The hearing officer found, as a matter of law, that Caudill did not meet his burden of proof by preponderance of the evidence that his back condition came into being
after his membership in the retirement systems.  Caudill failed to preserve this issue in earlier proceedings precludes its consideration in the present appeal.  Where “no request was made for such findings. . .  [COA does] not consider the issue on appeal.” Whicker v. Whicker, 711 S.W.2d 857, 860 (Ky.App. 1986).

Digest by Michael Stevens

Government Job Termination for Cause: MARTIN V. OSBORNE (COA 10/26/2007)

MARTIN V. OSBORNE
EMPLOYMENT:  TERMINATION OF JAIL EMPLOYEE FOR CAUSE
2005-CA-002363
PUBLISHED: AFFIRMING
PANEL: VANMETER PRESIDING; DIXON, GRAVES CONCUR
COUNTY:  DAVIESS
DATE RENDERED: 10/26/2007

COA affirmed jailer's termination of jail employee under KRS 71.060(2) which provides the jailer shall be responsible for the appointment and removal of jail personnel, and the jailer may dismiss his deputies at any time with cause. Although "cause" was not defined in KRS Chapter 71, the COA found that the claims of the jail employee's (Martin's)  ethical misconduct or the alleged sexual misconduct, if believed, constituted substantial legal cause for his termination,  as such conduct not only related to and affected the administration of his office, but also “directly affect[ed] the rights and interests of the public.”

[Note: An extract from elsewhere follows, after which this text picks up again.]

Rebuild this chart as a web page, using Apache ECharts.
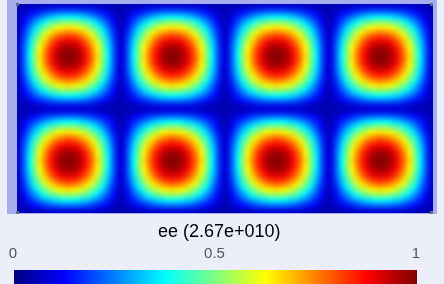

Digested by Michael Stevens

Gov't Employment Termination: KELLEY V. MILLER (COA10/12/2007)

KELLEY V. MILLER
EMPLOYMENT LAW: GOVERNMENT JOB TERMINATION; COUNTY PLANNER NOT HIRED BY FISCAL COURT BUT JUDGE EXECUTIVE

2006-CA-001451
PUBLISHED: AFFIRMING
PANEL: VANMETER PRESIDING; DIXON, GRAVES CONCUR
COUNTY: MARSHALL
DATE RENDERED: 10/12/2007

COA affirmed summary judgment terminating employment of county planner Kelley in which the trial court concluded that if Kelley's employment was at the pleasure of the county judge/executive pursuant to KRS 67.711, that official also was vested with the authority to terminate Kelley's employment, and in the alternative if Kelley's appointment depended on the fiscal court's approval, his employment was void ab initio since fiscal court approval was never obtained for his hiring. Thus, it was unnecessary to obtain fiscal court approval for his firing from such unapproved employment.

The functions of county fiscal courts and county commissioners are governed by KRS 67.710 which specifies that a county judge/executive's responsibilities “include, but are not limited to,” the duty to [e]xercise with the approval of the fiscal court the authority to appoint, supervise, suspend, and remove county personnel (unless otherwise provided by state law)[.] KRS 67.710(7).


Kelley's job description clearly and repeatedly provides that the county planner must follow the directions of the county judge/executive, rather than those of the fiscal court and confirms that the county planner is appointed by, serves at the pleasure of, and is a member of the office of the county judge/executive.

As the fiscal court is given no role in the county planner's hiring, firing, or supervision, COA found no merit in Kelley's claim that his hiring was ratified by the fiscal court. The trial court did not err by entering summary judgment for appellees.